Turmoil in Ukraine continues as the future of its economic and political state remains unknown and hostility toward recently ousted President Viktor Yanukovych heightens.
The decision by Yanukovych to cease years of negotiation with the European Union is what underpinned the violence associated with the anti-government protests that have been taking place since November, but sentiments soon turned into contempt for Yanukovych’s corrupt practices altogether, calling for his resignation.
DePaul finance professor Rebel Cole, who spent two weeks working for the International Monetary Fund (IMF) in Kiev in 2011, described his reaction to the protests while following the conflict.
“I saw the square, I walked around there a dozen times; sightseeing, sitting on a Sunday afternoon, all the local people – it’s so peaceful,” he said. “To see it turn into a battleground was just shocking to me. To think that a peaceful place (where) I sat two years ago could turn into what it has.”
Cole attributes the changing point between the two polar opposite scenes to the corruption within Yanukovych’s government.
“The corruption was there then – I heard talk of it – but eventually the people got sick of it. They rose up; they got tired of having their tax money stolen from them,” he said. “They knew their freedoms were being trampled on.”
Amid the unrest, Yanukovych fled Ukraine after signing an agreement to hold early elections May 25. Despite this concession, he held a press conference in Russia over the weekend condemning the protesters and claiming to still be the legitimate president of Ukraine. Aside from the rampant violence, Ukraine is facing problems from an economic standpoint as well.
As the country of 46 million faces the possibility of default, EU and United States officials all consider what the best course of action may be for establishing an independent and democratic Ukrainian state.
Both parties have expressed desire for a united Ukraine, but are weary of the uncertainty of Ukraine’s political future. Potential donors stress the necessity of a plan for reform, as well as more confidence about the country’s future political state. The IMF, the central bank that Ukraine has turned to for aid, announced Thursday that they will visit Ukraine in order to establish what the next steps may be in securing the country’s economic stability.
“The IMF is going to be looking for a course of action, a plan for reform,” Cole, who still works with the IMF, said. “The IMF doesn’t give out money.
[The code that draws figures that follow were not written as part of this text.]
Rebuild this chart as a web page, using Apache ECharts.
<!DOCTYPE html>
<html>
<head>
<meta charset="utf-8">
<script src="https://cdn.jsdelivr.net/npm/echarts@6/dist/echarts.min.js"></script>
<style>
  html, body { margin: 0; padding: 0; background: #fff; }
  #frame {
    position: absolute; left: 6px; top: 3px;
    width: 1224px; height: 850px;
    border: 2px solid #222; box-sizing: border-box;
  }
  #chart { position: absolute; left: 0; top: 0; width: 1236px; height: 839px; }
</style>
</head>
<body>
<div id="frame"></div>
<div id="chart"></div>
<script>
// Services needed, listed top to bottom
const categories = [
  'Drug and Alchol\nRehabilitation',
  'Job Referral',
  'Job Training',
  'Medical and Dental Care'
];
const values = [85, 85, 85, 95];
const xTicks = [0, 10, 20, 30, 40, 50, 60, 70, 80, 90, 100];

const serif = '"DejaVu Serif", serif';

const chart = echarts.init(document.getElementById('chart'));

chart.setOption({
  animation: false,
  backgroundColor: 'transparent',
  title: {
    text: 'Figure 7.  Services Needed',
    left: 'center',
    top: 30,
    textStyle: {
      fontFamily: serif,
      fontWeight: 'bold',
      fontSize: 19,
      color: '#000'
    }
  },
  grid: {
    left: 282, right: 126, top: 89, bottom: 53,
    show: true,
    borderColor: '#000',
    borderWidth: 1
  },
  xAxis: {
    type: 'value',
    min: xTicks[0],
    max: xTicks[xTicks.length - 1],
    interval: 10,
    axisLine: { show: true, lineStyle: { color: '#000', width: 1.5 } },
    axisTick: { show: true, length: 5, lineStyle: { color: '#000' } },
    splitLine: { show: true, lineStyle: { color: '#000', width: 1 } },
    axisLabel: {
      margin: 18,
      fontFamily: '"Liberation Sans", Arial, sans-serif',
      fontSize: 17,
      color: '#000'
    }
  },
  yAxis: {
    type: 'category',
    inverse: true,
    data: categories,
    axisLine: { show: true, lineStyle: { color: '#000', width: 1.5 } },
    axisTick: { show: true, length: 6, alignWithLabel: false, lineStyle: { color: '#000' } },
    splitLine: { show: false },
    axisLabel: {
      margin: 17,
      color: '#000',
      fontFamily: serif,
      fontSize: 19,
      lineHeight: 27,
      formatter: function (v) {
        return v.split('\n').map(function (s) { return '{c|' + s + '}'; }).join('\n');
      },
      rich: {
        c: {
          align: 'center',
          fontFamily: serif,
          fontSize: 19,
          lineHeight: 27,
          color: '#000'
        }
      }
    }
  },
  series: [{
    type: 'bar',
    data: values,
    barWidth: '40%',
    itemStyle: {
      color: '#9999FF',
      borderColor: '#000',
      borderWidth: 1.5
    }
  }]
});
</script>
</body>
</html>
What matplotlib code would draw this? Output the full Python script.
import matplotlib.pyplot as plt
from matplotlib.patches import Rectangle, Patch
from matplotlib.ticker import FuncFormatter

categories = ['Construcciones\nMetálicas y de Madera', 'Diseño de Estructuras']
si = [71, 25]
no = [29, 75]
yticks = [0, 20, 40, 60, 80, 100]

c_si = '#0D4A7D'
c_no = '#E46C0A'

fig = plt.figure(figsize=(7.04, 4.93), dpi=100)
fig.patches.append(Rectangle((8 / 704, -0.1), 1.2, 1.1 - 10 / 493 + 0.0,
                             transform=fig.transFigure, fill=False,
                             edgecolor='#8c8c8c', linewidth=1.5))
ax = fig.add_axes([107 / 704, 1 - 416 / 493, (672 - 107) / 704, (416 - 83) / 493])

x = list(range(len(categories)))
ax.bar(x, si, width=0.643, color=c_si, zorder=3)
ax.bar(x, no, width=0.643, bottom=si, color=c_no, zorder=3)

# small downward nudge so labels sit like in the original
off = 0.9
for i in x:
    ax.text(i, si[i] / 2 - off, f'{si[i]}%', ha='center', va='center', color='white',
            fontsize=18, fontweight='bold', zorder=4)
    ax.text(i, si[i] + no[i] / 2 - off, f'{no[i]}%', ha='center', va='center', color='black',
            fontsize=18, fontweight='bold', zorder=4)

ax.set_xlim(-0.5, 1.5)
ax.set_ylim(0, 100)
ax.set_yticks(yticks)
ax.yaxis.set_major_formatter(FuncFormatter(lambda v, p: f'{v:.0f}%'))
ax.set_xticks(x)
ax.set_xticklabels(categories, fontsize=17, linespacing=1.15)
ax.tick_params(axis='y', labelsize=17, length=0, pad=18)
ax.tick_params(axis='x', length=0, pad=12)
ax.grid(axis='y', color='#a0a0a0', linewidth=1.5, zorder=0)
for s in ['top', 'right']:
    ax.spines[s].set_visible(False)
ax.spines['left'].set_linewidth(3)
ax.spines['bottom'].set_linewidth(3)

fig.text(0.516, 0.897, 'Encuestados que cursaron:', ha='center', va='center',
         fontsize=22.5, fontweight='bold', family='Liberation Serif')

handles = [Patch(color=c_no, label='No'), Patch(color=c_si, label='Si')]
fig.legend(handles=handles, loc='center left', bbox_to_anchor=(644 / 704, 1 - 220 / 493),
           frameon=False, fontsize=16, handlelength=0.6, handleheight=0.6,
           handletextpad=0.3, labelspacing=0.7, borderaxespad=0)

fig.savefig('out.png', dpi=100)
They are going to be expecting some sort of conditionality, criteria that Ukraine will have to meet in order to get a loan.”
It seems that Ukraine will be obligated to concede to all conditions set forth by the IMF, as the country’s currency has fallen 6 percent since the protests began and a state of default has become increasingly realistic. The acting finance minister said the country will need $35 billion in order to finance government needs for the rest of this year and next.As far as the United States getting involved, Cole believes the West has no other choice but to grant Ukraine funds in order to keep its government afloat while IMF loans are pending.
However, this will not be the determining factor of Ukraine’s future, according to Cole, but rather the course of action Russian President Vladimir Putin decides to take will likely influence Ukraine’s outcome the most.
Over the weekend, Putin received permission from the Russian Parliament to deploy military forces close to the border of Crimea, where counter protests have been taking place for the past week. Crimea is technically part of an independent Ukraine, but it’s largely populated by Russians and home to a large majority of anti-European civilians.
“Russia is playing with kid gloves – soft power,” John Gallagher, a senior political science student at DePaul, said. “They are engaging in soft power tactics including show of force. A major concern of course is whether or not the show force is more than a show force, and also the potential for that show force to further escalate.”
World leaders condemned Putin’s decision, and Ukraine’s interim government called it a declaration of war. All parties have urged Russia to remove its troops from Ukraine, with U.S. officials expressing a willingness to punish Putin if he ignores their demands. One major possibility, according to Secretary of State John Kerry, would be for the U.S. to boycott the upcoming G8 Summit in Sochi.
However, no one seems to want this tension to turn into violence.
“The hope of the United States and everybody in the world is not to see this escalate into a military confrontation,” Kerry said, according to Reuters. “That will not serve the world well, and I think everybody understands that.”